Tak lama kemudian ia keluar dari PAN. Saya menerima keputusan ini dengan sepenuh maklum. Ia pasti lebih produktif sebagai pengamat ekonomi yang tekun dan tajam, seperti cirinya yang semakin kita kenal. Tapi ia, karena desakan banyak sahabatnya, sempat tergoda lagi dan mencoba bertarung di pilkada Jakarta.
Pengalaman ini tampaknya semakin mengukuhkan keyakinannya bahwa politik, setidaknya bagi seorang yang mudah menangis seperti dia, memang bukan arena yang tepat untuk mengaktualkan bakat terbesarnya.
Tempat terbaik baginya adalah lapangan riset dan advokasi ekonomi.

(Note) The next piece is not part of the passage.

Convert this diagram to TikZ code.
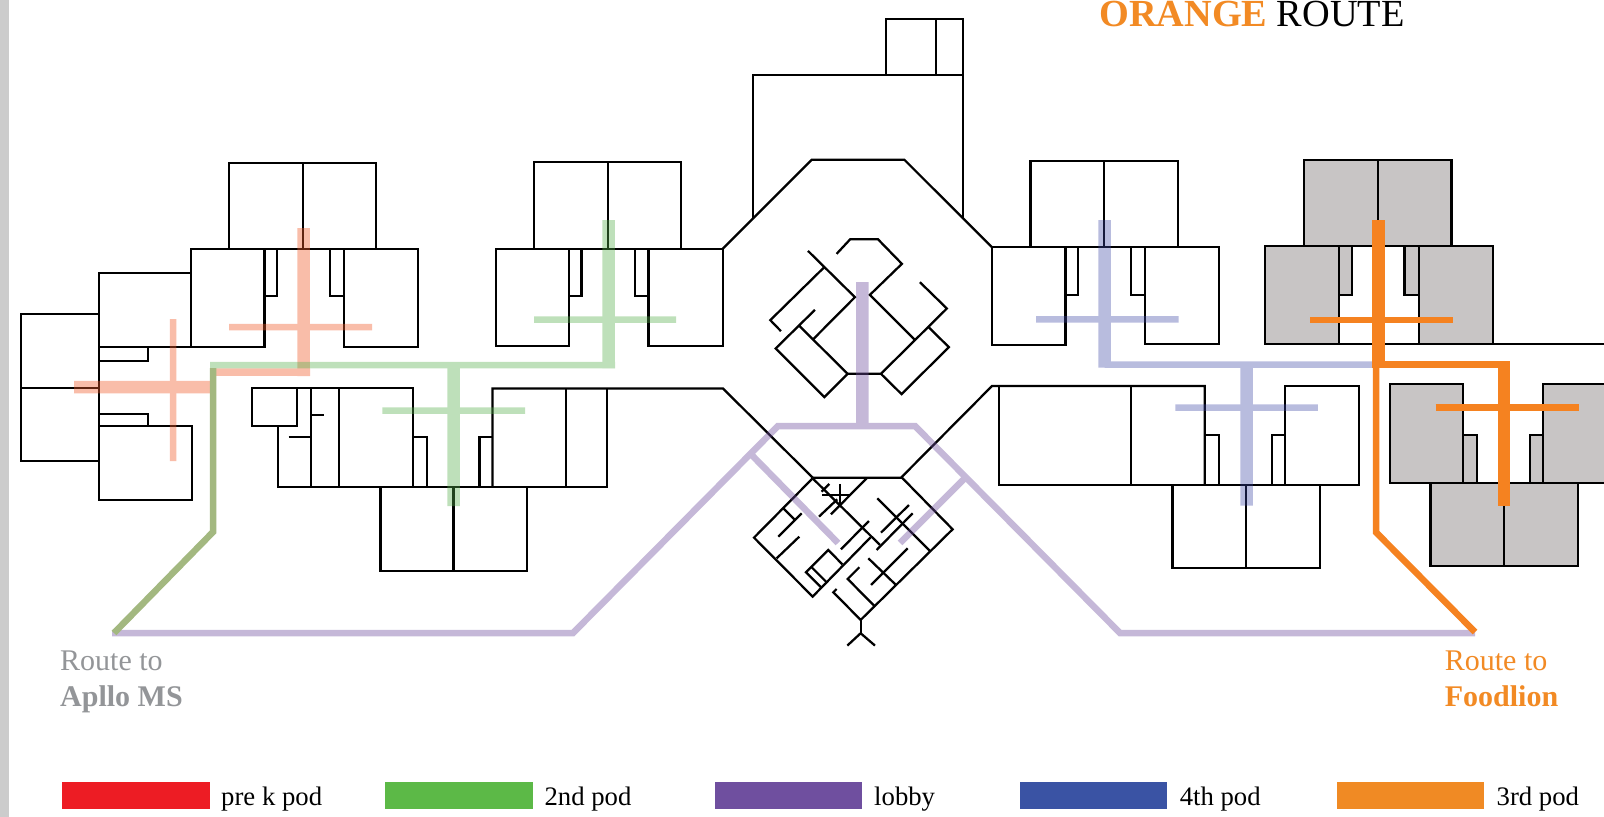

Dan di sektor ini ia menanamkan tonggak kuat di banyak lembaga penelitian—LPPM UI, Indef, ICW dll.
Ia bukan hanya menjadi suara ide ekonomi yang tajam, tapi juga sebuah suara moral tentang keadilan sosial; suatu suara moral yang terutama bukan ia landaskan pada kitab etika umum, tapi pada rasionalitas, pada pengetahuan dan pemahamannya yang kuat tentang cara terbaik bagi suatu negara dalam mengelola ekonomi nasional yang adil.
Beberapa tahun terakhir vokalnya terdengar semakin parau, dan kritik-kritiknya semakin gamblang. Ia mengungkapkan ketaksabarannya yang kian tak tertahankan. Ia meneriakkan ketidakmengertiannya dengan emosional, kenapa ekonomi nasional dikelola dengan cara-cara yang baginya sangat merugikan Indonesia secara tak masuk akal.
Ketika pagi ini mendengar ia wafat, yang segera tergambar dalam lanskap kenangan saya bukanlah penampilannya yang sebersahaja dulu, dengan topi golf sebagai personal statement tambahan, tapi suasana di suatu senja di sebuah vila di Puncak. Beristirahat dari rapat persiapan program PAN di Puncak untuk salat Magrib, jamaah 4-5 orang sepakat memintanya menjadi imam.
Kami semua terkejut. Ia memimpin salat dengan qiraah yang sangat baik. Vokal tenornya yang lirih dan fasih menjadi satu-satunya suara yang terdengar di senja yang sunyi senyap itu. Semua yang ikut menjadi makmumnya bisa merasakan energi kebaikan yang muncul dari keotentikan suaranya.
Siapa tahu kelak makin banyak orang yang bersedia mendengar suara itu—hingga lama setelah pengucapnya meninggalkan mereka dalam usia 65.